Logotype for On the Beach Group plc

On the Beach Group (OTB) H1 2026 earnings summary

Event summary combining transcript, slides, and related documents.

Logotype for On the Beach Group plc

H1 2026 earnings summary

12 May, 2026

Executive summary

  • Record H1 booking volumes of 324,200, up 7% year-over-year, with TTV up 2% despite industry headwinds from the Middle East conflict.

  • Significant growth in city breaks (up 116%) and Ireland (up 74%), with strong app engagement and increased automation to 98% of bookings.

  • Technology investments increased search conversion by 24%, with app bookings now 38% of total and monthly active users up 29%.

  • Strategic transformation completed, focusing on automation, AI, and a single B2C segment, with the business remaining profitable and cash generative.
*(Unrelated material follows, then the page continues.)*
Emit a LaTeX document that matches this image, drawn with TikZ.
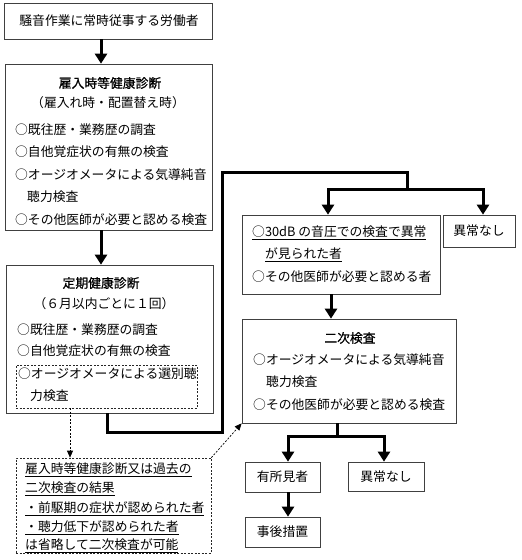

  • Asset-light model and automation enable flexibility amid shifting booking patterns and geopolitical headwinds.

Financial highlights

  • Booked TTV reached £626.2 million, up 2% year-over-year; booking volumes up 7% to 324,200.

  • Adjusted revenue was £52.9 million, down £6.4 million due to lower average booking values and mix shift.

  • Adjusted EBITDA declined to £6.4 million from £12.8 million; adjusted profit before tax dropped to £2.3 million from £8.4 million.

  • Marketing costs fell by £4.5 million, reducing marketing as a proportion of revenue from 44% to 41%.

  • Net debt reduced by £2 million to £27.5 million, with £88 million facility headroom and £210 million trust account balance.

  • Interim dividend of 1.0p per share declared, consistent with prior year.

Outlook and guidance

  • FY26 adjusted profit before tax guidance reinstated at £18 million–£25 million, reflecting confidence in medium-term prospects.

  • Forward orders for H2 are flat year-over-year, but later booking curve means significant volume still to come.

  • Recent six-week bookings up 9%, and summer bookings up 17% month-to-date.

  • Full-year dividend payout expected to be 25% of FY26 profit after tax, likely lower than prior year.

  • Board remains confident despite geopolitical and consumer challenges.